Turning to the record before this Court, the critical issue thus becomes whether the Bankruptcy Court clearly erred when it made the ultimate finding that the Law Firm’s representation of numerous property damage clients and the adversarial role it undertook on their behalf in the case against the debtor did not “ereate[ ] ... [a] ... substantial contribution because the end result of their services are just as much towards their particular clients ... as it is to the estate.” After critically examining this finding in light of the record, and after giving this finding the “great” deference it deserves in light of the Bankruptcy Court’s unique perspective acquired over the many years it presided over this complex case,7 this Court is simply not left with a definite and firm conviction that the Bankruptcy Court made a mistake in making such a finding. In this Court’s view, the Bankruptcy Court’s finding was entirely consistent with one possible interpretation of the evidence, that is, that the Law Firm failed to meet its burden of satisfying the Bankruptcy Court that its “efforts ... transcended self-protection” and thus failed to overcome the presumption that it was acting in its clients’ own self-interests. Lebron, 27 F.3d at 944. Furthermore, the Bankruptcy Court’s ultimate finding was also factually consistent with its mission of preserving the assets of the estate from being consumed by mushrooming administrative expenses.8 This Court concludes, therefore, that this is not one of those rare fee situations in which the Bankruptcy Court abused its discretion by basing its decision on findings of fact that were clearly erroneous.

ACCORDINGLY, for the reasons expressed, the Bankruptcy Court’s order is affirmed, and the Clerk is directed to close this case.

DONE AND ORDERED.

.Under the confirmed Joint Plan of Reorganization, the Trust is charged with the responsibility of compensating individuals who have suffered asbestos-related personal injuries as a result of exposure to Celotex's products. Its assets are also to be used to pay claims for fees such as the Law Firm's if such claims are ultimately allowed.

. The debtor, the Celotex. Corporation, did not file a brief in this case.
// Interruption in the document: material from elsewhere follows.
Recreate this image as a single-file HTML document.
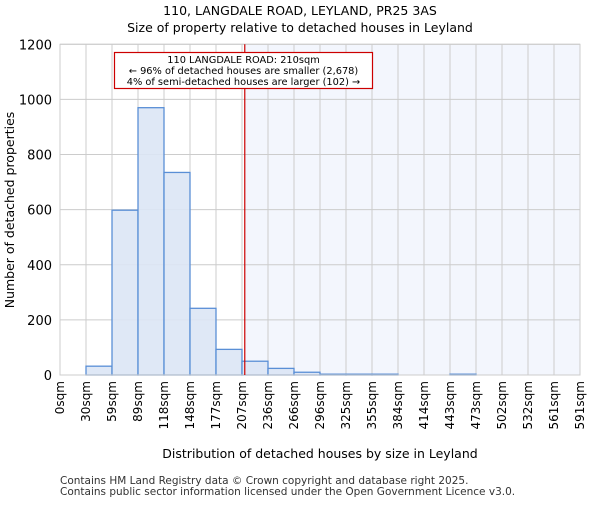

The Court notes, however, that the debtor fully supported the Law Firm's application for fees before the Bankruptcy Court.

. The Court dispenses with oral argument pursuant to Federal Rule of Bankruptcy Procedure 8012(3).

. See also In re Lister, 846 F.2d 55, 56-57 (10th Cir.1988) (a court's decision to deny application for administrative expenses under 11 U.S.C. § 503(b)(3)(D) is reviewed using an abuse of discretion standard).

. The Law Firm does not raise any issue regarding the propriety of the procedure the Bankruptcy Court utilized in making its determination as to the application for fees.

. The Court notes that another Bankruptcy Court in this district has also rejected the rationale of In re DP Partners Ltd. Partnership in favor of the reasoning of In re Lister. See In re CP III Ltd. Partnership, 224 B.R. 206, 208 (Bankr.M.D.Fla.1998).

. See In re Prince, 40 F.3d 356, 359 (11th Cir.1994)

. As pointed out by the Trust in its brief, at the time the Bankruptcy Court was considering the Law Firm’s application, the total amount of administrative expenses paid out of the estate was close to $80,000,000. Furthermore, the same day that the Bankruptcy Court was considering the Law Firm’s request for fees, it was also considering fee requests from other law firms approximating $3,000,000.